The Urgency of Today

A friend of mind loves to recall his favorite example of a call to sports talk radio.

He was driving on the New Jersey Turnpike at 3 o’clock on a Sunday morning, when someone called the radio station and asked this question: “How do you think the Portland Trail Blazers will do this season?”

My friend laughs at the memory. “He had to know right then, at 3 o’clock in the morning,” he says. “It couldn’t wait.”

This story helps to underline a point about human nature. Everyone can develop a sense of urgency about something. For some people, it’s about learning whether the Portland Trail Blazers will be great this year. For a select few, the urgency is in getting the most out of TODAY.

Let’s say two people both have two hours in which to practice today.
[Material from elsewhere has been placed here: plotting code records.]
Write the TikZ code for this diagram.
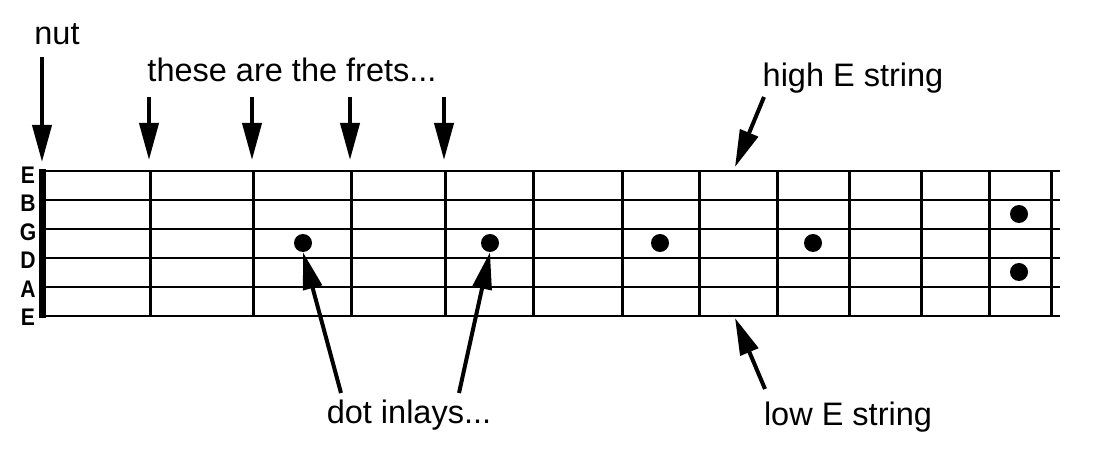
\documentclass[tikz,border=0pt]{standalone}
\usepackage{fontspec}
\setmainfont{Liberation Sans}
\usetikzlibrary{arrows.meta}
\begin{document}
\begin{tikzpicture}[x=1pt,y=-1pt,
  strline/.style={line width=2pt},
  fretline/.style={line width=3pt},
  nutbar/.style={fill=black},
  inlay/.style={circle,fill=black,inner sep=0pt,minimum size=18pt},
  lbl/.style={inner sep=0pt,font=\fontsize{32.5}{38}\selectfont},
  strlbl/.style={inner sep=0pt,xscale=0.88,font=\fontsize{24}{26}\selectfont\bfseries},
  pointer/.style={line width=4pt,-{Triangle[length=37pt,width=19pt]}}]
\useasboundingbox (0,0) rectangle (1095,462);
% strings
\foreach \y in {171,200,229,258,287,316} \draw[strline] (42,\y) -- (1060,\y);
% nut
\fill[nutbar] (39,169) rectangle (46,318);
% frets
\foreach \x in {150,253,351,445,533,622,699,777,849,921,989,1051} \draw[fretline] (\x,171) -- (\x,316);
% string letters
\foreach \l/\y in {E/175,B/203,G/232,D/260,A/289,E/317} \node[strlbl] at (28,\y) {\l};
% inlays
\node[inlay] (d3) at (303,243) {};
\node[inlay] (d5) at (490,243) {};
\node[inlay] at (660,243) {};
\node[inlay] at (813,243) {};
\node[inlay] at (1019,214) {};
\node[inlay] at (1019,272) {};
% labels
\node[lbl,anchor=base] (nut) at (57,45) {nut};
\node[lbl,anchor=base] (frets) at (292,82) {these are the frets...};
\node[lbl,anchor=base] (high) at (853,87) {high E string};
\node[lbl,anchor=base] (dots) at (409,423) {dot inlays...};
\node[lbl,anchor=base] (low) at (848,425) {low E string};
% arrow coordinates
\coordinate (nutT) at (42,57); \coordinate (nutH) at (42,162);
\foreach \x [count=\i] in {149,252,350,444} {
  \coordinate (fT\i) at (\x,97); \coordinate (fH\i) at (\x,160);
  \draw[pointer] (fT\i) -- (fH\i);
}
\draw[pointer] (nutT) -- (nutH);
\coordinate (hT) at (764,97); \coordinate (hH) at (735,167);
\draw[pointer] (hT) -- (hH);
\coordinate (lT) at (765,389); \coordinate (lH) at (735,318);
\draw[pointer] (lT) -- (lH);
\coordinate (dT1) at (341,393); \coordinate (dT2) at (459,393);
\draw[pointer] (dT1) -- (d3.south);
\draw[pointer] (dT2) -- (d5.south);
\end{tikzpicture}
\end{document}
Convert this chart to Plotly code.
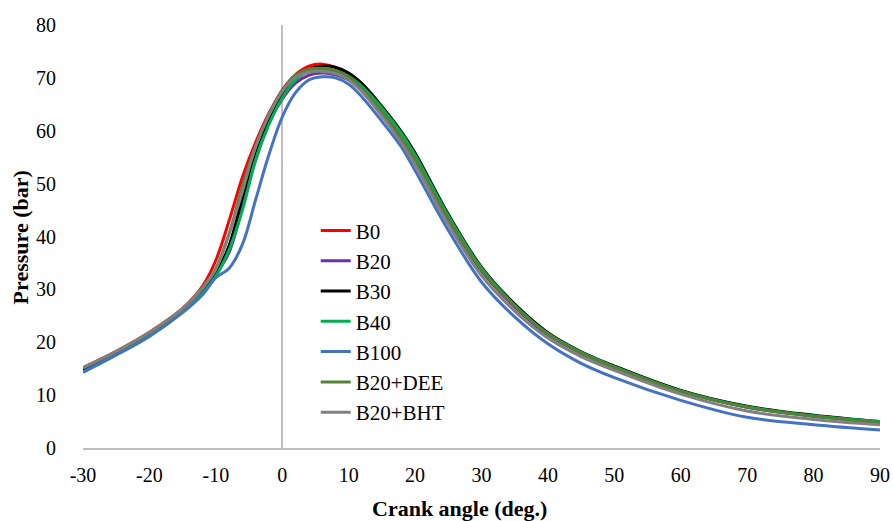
import plotly.graph_objects as go

crank_angle = [-30, -25, -20, -15, -12, -10, -8, -6, -4, -2, 0, 2, 4, 6, 8, 10, 12, 15, 18, 20, 25, 30, 35, 40, 45, 50, 60, 70, 80, 90]

b0 = [15.2, 18.3, 21.9, 26.4, 30.6, 35.5, 43.0, 51.2, 57.8, 63.3, 67.7, 70.6, 72.2, 72.6, 72.0, 70.5, 68.0, 63.4, 58.3, 54.5, 43.3, 33.6, 26.8, 21.6, 18.0, 15.3, 10.8, 7.8, 6.1, 4.9]
b20 = [14.6, 17.8, 21.4, 26.0, 29.5, 32.8, 37.0, 45.5, 54.5, 61.5, 66.0, 69.0, 70.5, 70.9, 70.6, 69.6, 67.6, 63.4, 58.5, 54.6, 43.2, 33.5, 26.7, 21.4, 17.9, 15.2, 10.7, 7.7, 6.0, 4.9]
b30 = [14.7, 17.9, 21.5, 26.1, 29.7, 33.0, 38.3, 47.3, 56.3, 62.5, 67.0, 70.0, 71.6, 72.2, 72.0, 70.9, 68.9, 64.6, 59.7, 55.8, 44.2, 34.2, 27.2, 21.8, 18.2, 15.5, 10.9, 7.9, 6.2, 5.0]
b40 = [14.3, 17.6, 21.2, 25.8, 29.3, 32.5, 37.5, 45.0, 54.5, 61.2, 66.2, 69.6, 71.3, 71.6, 71.3, 70.3, 68.4, 64.3, 59.4, 55.4, 43.9, 34.0, 27.0, 21.6, 18.1, 15.4, 10.8, 7.8, 6.1, 5.0]
b100 = [14.4, 17.6, 21.1, 25.6, 29.0, 32.2, 34.0, 38.5, 47.0, 55.5, 62.6, 67.2, 69.6, 70.2, 70.0, 68.8, 66.4, 61.8, 56.8, 52.5, 41.2, 31.4, 24.8, 19.7, 16.0, 13.3, 9.0, 5.8, 4.4, 3.4]
b20_dee = [15.1, 18.2, 21.8, 26.3, 30.2, 34.0, 40.5, 49.5, 57.0, 63.0, 67.6, 70.5, 71.7, 71.8, 71.4, 70.2, 68.0, 63.6, 58.6, 54.6, 43.4, 33.7, 26.9, 21.6, 18.0, 15.3, 10.7, 7.7, 6.0, 4.8]
b20_bht = [15.2, 18.3, 21.9, 26.4, 30.3, 33.8, 40.5, 48.5, 57.0, 63.0, 67.4, 70.1, 71.1, 71.2, 70.8, 69.6, 67.4, 62.8, 57.6, 53.6, 42.3, 32.6, 25.9, 20.8, 17.3, 14.7, 10.2, 7.0, 5.4, 4.4]

series_names = ["B0", "B20", "B30", "B40", "B100", "B20+DEE", "B20+BHT"]
series_values = [b0, b20, b30, b40, b100, b20_dee, b20_bht]
series_colors = ["#FF0000", "#7030A0", "#000000", "#00B050", "#4472C4", "#548235", "#808080"]

x_ticks = [-30, -20, -10, 0, 10, 20, 30, 40, 50, 60, 70, 80, 90]
y_ticks = [0, 10, 20, 30, 40, 50, 60, 70, 80]

FONT = "Liberation Serif, DejaVu Serif, serif"

fig = go.Figure()
for name, vals, col in zip(series_names, series_values, series_colors):
    fig.add_trace(go.Scatter(
        x=crank_angle, y=vals, name=name, mode="lines",
        line=dict(color=col, width=3, shape="spline", smoothing=1.0),
    ))

fig.update_layout(
    width=893, height=521,
    margin=dict(l=83, r=13, t=25, b=73),
    paper_bgcolor="white", plot_bgcolor="white",
    font=dict(family=FONT, size=20, color="#000000"),
    showlegend=True,
    legend=dict(
        x=0.292, y=0.562, xanchor="left", yanchor="top",
        bgcolor="rgba(0,0,0,0)", borderwidth=0,
        font=dict(family=FONT, size=21, color="#000000"),
        tracegroupgap=0,
    ),
    xaxis=dict(
        range=[-30, 90], tickvals=x_ticks, ticktext=[str(v) for v in x_ticks],
        showgrid=False, showline=True, linecolor="#BFBFBF", linewidth=2,
        zeroline=True, zerolinecolor="#BFBFBF", zerolinewidth=2,
        ticks="outside", ticklen=8, tickcolor="rgba(0,0,0,0)",
        tickfont=dict(family=FONT, size=20), automargin=False,
        ticklabeloverflow="allow",
    ),
    yaxis=dict(
        range=[0, 80], tickvals=y_ticks, ticktext=[str(v) for v in y_ticks],
        showgrid=False, showline=False, zeroline=False,
        ticks="outside", ticklen=22, tickcolor="rgba(0,0,0,0)",
        tickfont=dict(family=FONT, size=20), automargin=False,
    ),
    annotations=[
        dict(text="<b>Crank angle (deg.)</b>", xref="paper", yref="paper",
             x=0.473, y=-0.142, xanchor="center", yanchor="middle",
             showarrow=False, font=dict(family=FONT, size=22)),
        dict(text="<b>Pressure (bar)</b>", xref="paper", yref="paper",
             x=-0.079, y=0.498, xanchor="center", yanchor="middle", textangle=-90,
             showarrow=False, font=dict(family=FONT, size=22)),
    ],
)

fig.write_html(
    "out.html",
    config={"displayModeBar": False},
    post_script="document.body.style.margin='0';document.body.style.overflow='hidden';",
)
One person views these two hours as a span in which to do a predetermined set of exercises and drills. The other sees practice as a series of precious moments, each of which holds the seeds of greatness. This person approaches practice with a sense of desperation: How great can I become in this limited period of time?

We see selective desperation all the time in sports. For instance, when a football team is trailing in the last few moments, it plays with different emotion than it did for most of the game.

Suppose that team could ALWAYS play with that level of commitment?

John Wooden said, “Make today a masterpiece.”

Remember, everyone can feel urgency about something. If you feel urgency about today, you can become great.